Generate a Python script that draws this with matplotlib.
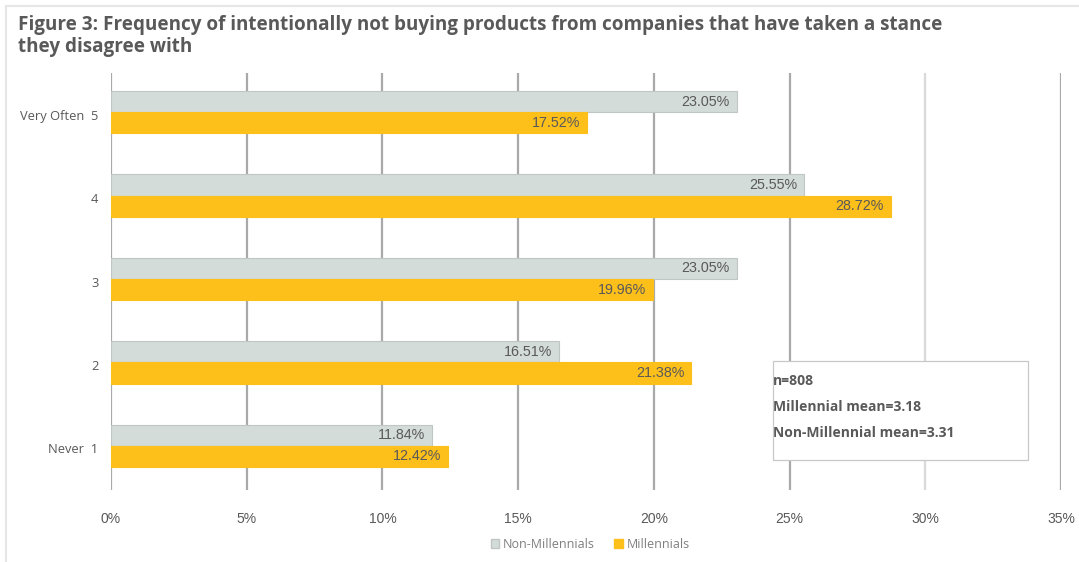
import matplotlib

matplotlib.use("Agg")
import matplotlib.pyplot as plt
import numpy as np
from matplotlib.patches import Rectangle
from matplotlib.lines import Line2D

# frequency scale, bottom (1) to top (5)
categories = ["Never  1", "2", "3", "4", "Very Often  5"]
non_millennials = [11.84, 16.51, 23.05, 25.55, 23.05]
millennials = [12.42, 21.38, 19.96, 28.72, 17.52]
xticks = [0, 5, 10, 15, 20, 25, 30, 35]
notes = ["n=808", "Millennial mean=3.18", "Non-Millennial mean=3.31"]

GREY = "#D3DCD9"
GOLD = "#FDBF1A"
TXT = "#595959"

fig = plt.figure(figsize=(10.79, 5.62), dpi=100)
ax = fig.add_axes([0.1029, 0.1281, 0.8804, 0.742])

y = np.arange(len(categories)) + 0.03
h = 0.255
ax.barh(y + h / 2, non_millennials, h, color=GREY, edgecolor="#BFC6C3",
        linewidth=0.8, zorder=3)
ax.barh(y - h / 2, millennials, h, color=GOLD, edgecolor=GOLD,
        linewidth=0.8, zorder=3)

for yi, v in zip(y, non_millennials):
    ax.text(v - 0.25, yi + h / 2, f"{v:.2f}%", ha="right", va="center",
            fontsize=10.3, color=TXT, family="Liberation Sans", zorder=4)
for yi, v in zip(y, millennials):
    ax.text(v - 0.25, yi - h / 2, f"{v:.2f}%", ha="right", va="center",
            fontsize=10.3, color=TXT, family="Liberation Sans", zorder=4)

ax.set_xlim(0, 35)
ax.set_ylim(-0.5, 4.5)
ax.set_xticks(xticks)
ax.set_xticklabels([f"{t}%" for t in xticks], family="Liberation Sans",
                   fontsize=10, color=TXT)
ax.set_yticks(np.arange(len(categories)))
ax.set_yticklabels(categories, family="Open Sans", fontsize=9.3, color=TXT)
ax.tick_params(length=0)
ax.tick_params(axis="x", pad=16)
ax.tick_params(axis="y", pad=9)
for s in ax.spines.values():
    s.set_visible(False)

# vertical gridlines; the 30% one is drawn lighter
for t in xticks:
    c = "#DADADA" if t == 30 else "#A9A9A9"
    ax.axvline(t, color=c, linewidth=1.6, zorder=1)

# annotation box
box = Rectangle((773 / 1079, 1 - 460 / 562), 255 / 1079, 99 / 562,
                transform=fig.transFigure, facecolor="white",
                edgecolor="#C8C8C8", linewidth=0.9, zorder=5)
fig.patches.append(box)
for i, line in enumerate(notes):
    fig.text(773 / 1079, 1 - (381 + 26 * i) / 562, line, ha="left",
             va="center", fontsize=10, fontweight="bold", color=TXT,
             family="Open Sans", zorder=6)

fig.text(18 / 1079, 1 - 36 / 562,
         "Figure 3: Frequency of intentionally not buying products from "
         "companies that have taken a stance\nthey disagree with",
         ha="left", va="center", fontsize=13.6, fontweight="bold",
         color=TXT, family="Open Sans", linespacing=1.15)

# page frame lines on top and left
fig.add_artist(Line2D([6 / 1079, 1], [1 - 6 / 562] * 2,
                      transform=fig.transFigure, color="#E6E6E6", lw=1.5))
fig.add_artist(Line2D([6 / 1079] * 2, [0, 1 - 6 / 562],
                      transform=fig.transFigure, color="#E6E6E6", lw=1.5))

handles = [Rectangle((0, 0), 1, 1, facecolor=GREY, edgecolor="#BFC6C3"),
           Rectangle((0, 0), 1, 1, facecolor=GOLD, edgecolor=GOLD)]
fig.legend(handles, ["Non-Millennials", "Millennials"], loc="center",
           bbox_to_anchor=(590 / 1079, 1 - 544 / 562), ncol=2, frameon=False,
           prop={"family": "Open Sans", "size": 9.0}, labelcolor="#7F7F7F",
           handlelength=0.7, handleheight=0.7, handletextpad=0.3,
           columnspacing=1.5)

fig.savefig("out.png", dpi=100)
--------------------------------
SHORT EXERCISE
Return the listing above word for word, with the pictures removed.

WRITTEN RESPONSE
Generate a Python script that draws this with matplotlib.
import matplotlib

matplotlib.use("Agg")
import matplotlib.pyplot as plt
import numpy as np
from matplotlib.patches import Rectangle
from matplotlib.lines import Line2D

# frequency scale, bottom (1) to top (5)
categories = ["Never  1", "2", "3", "4", "Very Often  5"]
non_millennials = [11.84, 16.51, 23.05, 25.55, 23.05]
millennials = [12.42, 21.38, 19.96, 28.72, 17.52]
xticks = [0, 5, 10, 15, 20, 25, 30, 35]
notes = ["n=808", "Millennial mean=3.18", "Non-Millennial mean=3.31"]

GREY = "#D3DCD9"
GOLD = "#FDBF1A"
TXT = "#595959"

fig = plt.figure(figsize=(10.79, 5.62), dpi=100)
ax = fig.add_axes([0.1029, 0.1281, 0.8804, 0.742])

y = np.arange(len(categories)) + 0.03
h = 0.255
ax.barh(y + h / 2, non_millennials, h, color=GREY, edgecolor="#BFC6C3",
        linewidth=0.8, zorder=3)
ax.barh(y - h / 2, millennials, h, color=GOLD, edgecolor=GOLD,
        linewidth=0.8, zorder=3)

for yi, v in zip(y, non_millennials):
    ax.text(v - 0.25, yi + h / 2, f"{v:.2f}%", ha="right", va="center",
            fontsize=10.3, color=TXT, family="Liberation Sans", zorder=4)
for yi, v in zip(y, millennials):
    ax.text(v - 0.25, yi - h / 2, f"{v:.2f}%", ha="right", va="center",
            fontsize=10.3, color=TXT, family="Liberation Sans", zorder=4)

ax.set_xlim(0, 35)
ax.set_ylim(-0.5, 4.5)
ax.set_xticks(xticks)
ax.set_xticklabels([f"{t}%" for t in xticks], family="Liberation Sans",
                   fontsize=10, color=TXT)
ax.set_yticks(np.arange(len(categories)))
ax.set_yticklabels(categories, family="Open Sans", fontsize=9.3, color=TXT)
ax.tick_params(length=0)
ax.tick_params(axis="x", pad=16)
ax.tick_params(axis="y", pad=9)
for s in ax.spines.values():
    s.set_visible(False)

# vertical gridlines; the 30% one is drawn lighter
for t in xticks:
    c = "#DADADA" if t == 30 else "#A9A9A9"
    ax.axvline(t, color=c, linewidth=1.6, zorder=1)

# annotation box
box = Rectangle((773 / 1079, 1 - 460 / 562), 255 / 1079, 99 / 562,
                transform=fig.transFigure, facecolor="white",
                edgecolor="#C8C8C8", linewidth=0.9, zorder=5)
fig.patches.append(box)
for i, line in enumerate(notes):
    fig.text(773 / 1079, 1 - (381 + 26 * i) / 562, line, ha="left",
             va="center", fontsize=10, fontweight="bold", color=TXT,
             family="Open Sans", zorder=6)

fig.text(18 / 1079, 1 - 36 / 562,
         "Figure 3: Frequency of intentionally not buying products from "
         "companies that have taken a stance\nthey disagree with",
         ha="left", va="center", fontsize=13.6, fontweight="bold",
         color=TXT, family="Open Sans", linespacing=1.15)

# page frame lines on top and left
fig.add_artist(Line2D([6 / 1079, 1], [1 - 6 / 562] * 2,
                      transform=fig.transFigure, color="#E6E6E6", lw=1.5))
fig.add_artist(Line2D([6 / 1079] * 2, [0, 1 - 6 / 562],
                      transform=fig.transFigure, color="#E6E6E6", lw=1.5))

handles = [Rectangle((0, 0), 1, 1, facecolor=GREY, edgecolor="#BFC6C3"),
           Rectangle((0, 0), 1, 1, facecolor=GOLD, edgecolor=GOLD)]
fig.legend(handles, ["Non-Millennials", "Millennials"], loc="center",
           bbox_to_anchor=(590 / 1079, 1 - 544 / 562), ncol=2, frameon=False,
           prop={"family": "Open Sans", "size": 9.0}, labelcolor="#7F7F7F",
           handlelength=0.7, handleheight=0.7, handletextpad=0.3,
           columnspacing=1.5)

fig.savefig("out.png", dpi=100)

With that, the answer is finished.